Harsh Parenting Predicts Low Marks

Harsh Parenting Predicts Low Marks

Children exposed to harsh parenting are at greater risk of having poor school outcomes, a new study has found.
Researchers at the University of Pittsburgh who conducted the study suggest that both direct and indirect effects of parenting play a role in shaping children's behavior, as well as their relationships with peers.
"We believe our study is the first to use children's life histories as a framework to examine how parenting affects children's educational outcomes via relationships with peers, sexual behavior, and delinquency," notes Rochelle F. Hentges, a postdoctoral fellow in the psychology department at the University of Pittsburgh, who led the study. "In our study, harsh parenting was related to lower educational attainment through a set of complex cascading processes that emphasized present-oriented behaviors at the cost of future-oriented educational goals." Harsh parenting was defined as yelling, hitting, and engaging in coercive behaviors like verbal or physical threats as a means of punishment.
The researchers looked at youth who were part of the Maryland Adolescent Development in Context Study, which examined the influences of social contexts on adolescents' academic and psychosocial development.
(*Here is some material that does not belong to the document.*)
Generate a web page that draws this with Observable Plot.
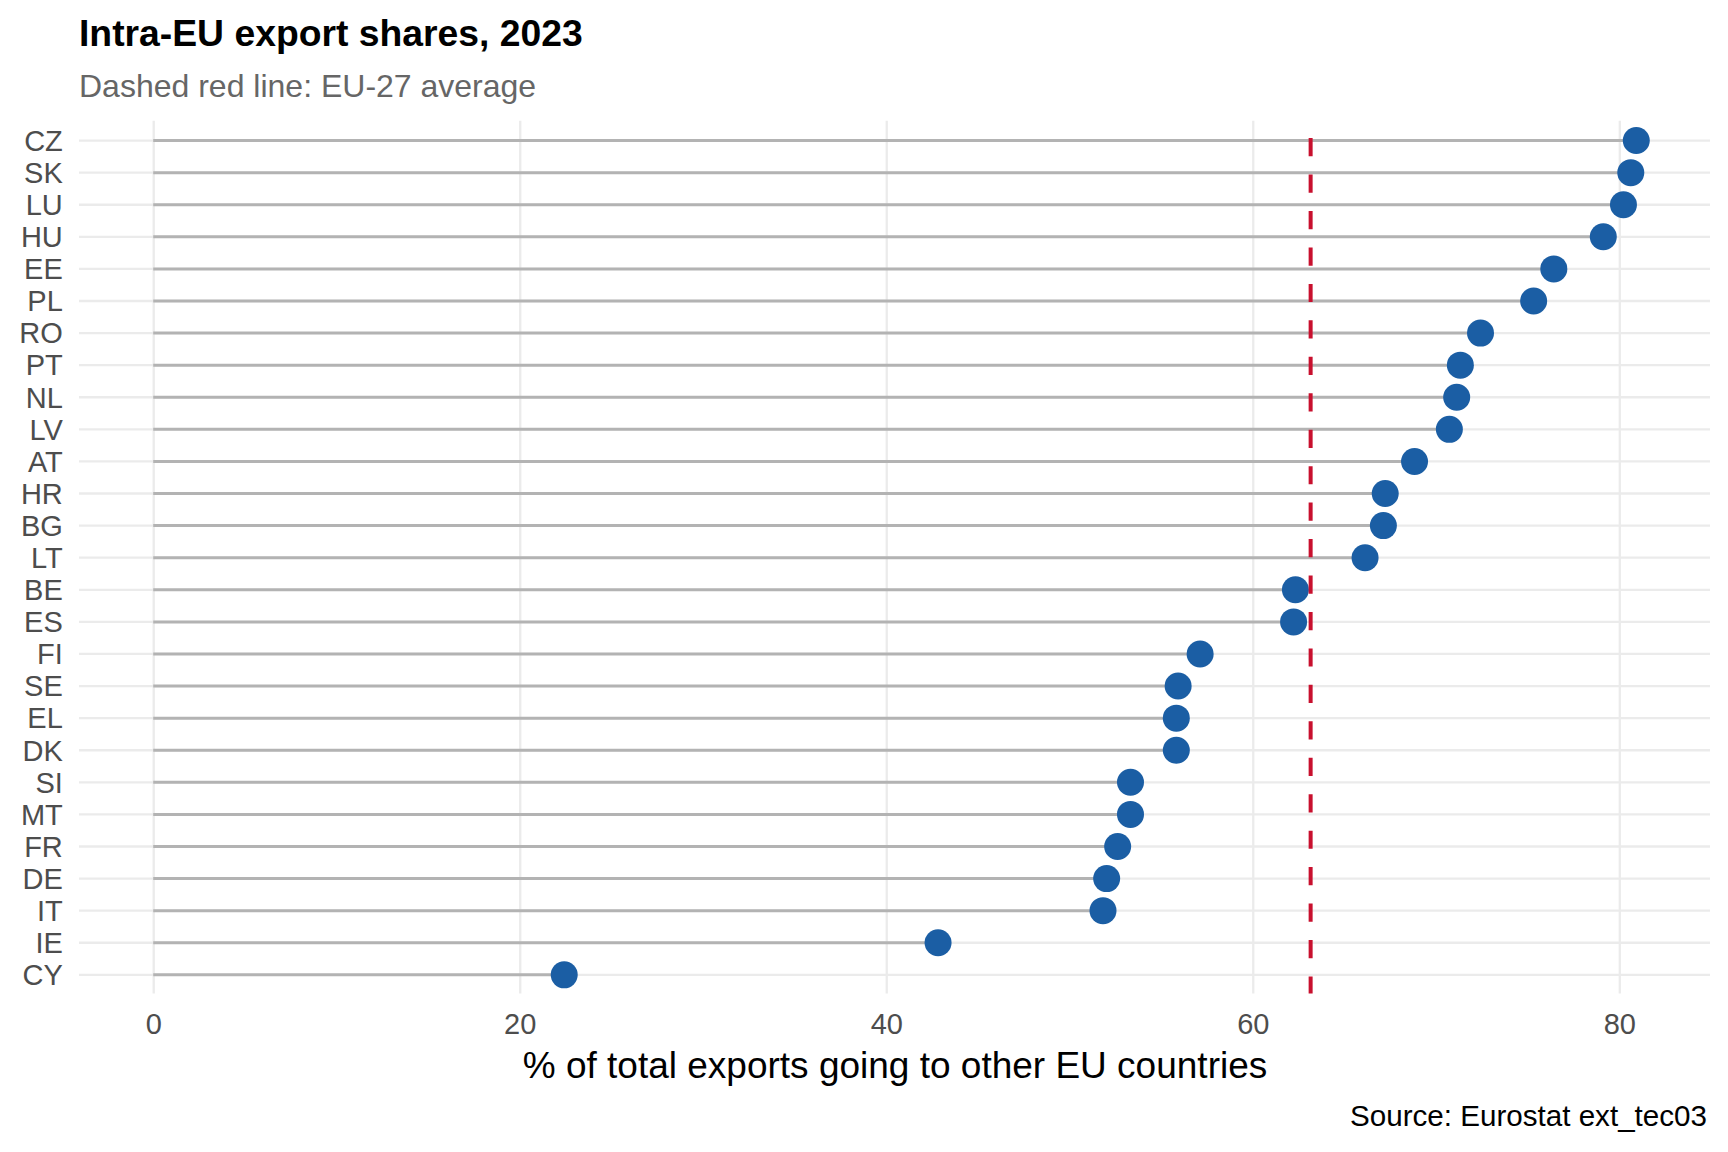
<!DOCTYPE html>
<html><head><meta charset="utf-8">
<script src="https://cdn.jsdelivr.net/npm/d3@7"></script>
<script src="https://cdn.jsdelivr.net/npm/@observablehq/plot@0.6"></script>
<style>
html,body{margin:0;padding:0;background:#fff;}
body{width:1728px;font-family:"Liberation Sans",Arial,Helvetica,sans-serif;}
#header{position:relative;height:100px;}
#title{position:absolute;left:79px;top:15.2px;font-size:37.3px;line-height:37.3px;font-weight:bold;color:#000;white-space:nowrap;}
#subtitle{position:absolute;left:79px;top:69.5px;font-size:32px;line-height:32px;color:#666;white-space:nowrap;}
#chart svg{display:block;}
#caption{margin-top:-2.3px;height:44px;font-size:29.6px;line-height:36px;text-align:right;padding-right:21px;color:#000;white-space:nowrap;}
</style></head><body>
<div id="header"><div id="title">Intra-EU export shares, 2023</div><div id="subtitle">Dashed red line: EU-27 average</div></div>
<div id="chart"></div>
<div id="caption">Source: Eurostat ext_tec03</div>
<script>
const countries = ["CZ","SK","LU","HU","EE","PL","RO","PT","NL","LV","AT","HR","BG","LT","BE","ES","FI","SE","EL","DK","SI","MT","FR","DE","IT","IE","CY"];
const shares = [80.9,80.6,80.2,79.1,76.4,75.3,72.4,71.3,71.1,70.7,68.8,67.2,67.1,66.1,62.3,62.2,57.1,55.9,55.8,55.8,53.3,53.3,52.6,52.0,51.8,42.8,22.4];
const euAverage = 63.13;
const xTicks = [0,20,40,60,80];
const xDomain = [-4.05, 84.95];
const xLabel = "% of total exports going to other EU countries";

const data = countries.map((c, i) => ({country: c, share: shares[i]}));
const font = '"Liberation Sans", Arial, Helvetica, sans-serif';

const chart = Plot.plot({
  width: 1728,
  height: 1000,
  marginLeft: 79,
  marginRight: 18,
  marginTop: 20.8,
  marginBottom: 106.4,
  style: {fontFamily: font, background: "white", overflow: "visible"},
  x: {domain: xDomain, label: null},
  y: {type: "point", domain: countries, padding: 0.6, round: false, label: null},
  marks: [
    Plot.ruleX(xTicks, {stroke: "#EBEBEB", strokeWidth: 2.3}),
    Plot.ruleY(countries, {stroke: "#EBEBEB", strokeWidth: 2.3}),
    Plot.ruleY(data, {y: "country", x1: 0, x2: "share", stroke: "#B3B3B3", strokeWidth: 3}),
    Plot.dot(data, {x: "share", y: "country", r: 13.5, fill: "#1B5EA4"}),
    Plot.ruleX([euAverage], {stroke: "#C8102E", strokeWidth: 4, strokeDasharray: "18.2,18.25", strokeDashoffset: 19.15}),
    Plot.axisX(xTicks, {tickSize: 0, tickPadding: 19.8, fontSize: 29, color: "#4D4D4D", label: null}),
    Plot.axisY({tickSize: 0, tickPadding: 16.7, fontSize: 29, color: "#4D4D4D", label: null, dy: 1}),
    Plot.text([xLabel], {text: d => d, frameAnchor: "bottom", lineAnchor: "bottom", dy: 83.4, fontSize: 37, fill: "#000"})
  ]
});
document.getElementById("chart").appendChild(chart);
</script>
</body></html>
This ongoing longitudinal study in a large county near Washington, D.C., included 1,482 students, who were followed over nine years, beginning in seventh grade and ending three years after students' expected high school graduation. By the end of the study, 1,060 students remained.
Researchers found that students who were parented harshly in seventh grade were more likely in ninth grade to say their peer group was more important than other responsibilities, including following parents' rules. This in turn led them to engage in more risky behaviors in eleventh grade, including greater delinquencies such as hitting and stealing in males. These behaviors, in turn, led to low educational achievement (as assessed by years of school completed) three years after high school, meaning that youth who were parented harshly were more likely to drop out of high school or college. Parenting influenced educational outcomes even after accounting for socioeconomic status, standardized test scores, grade point average, and educational values.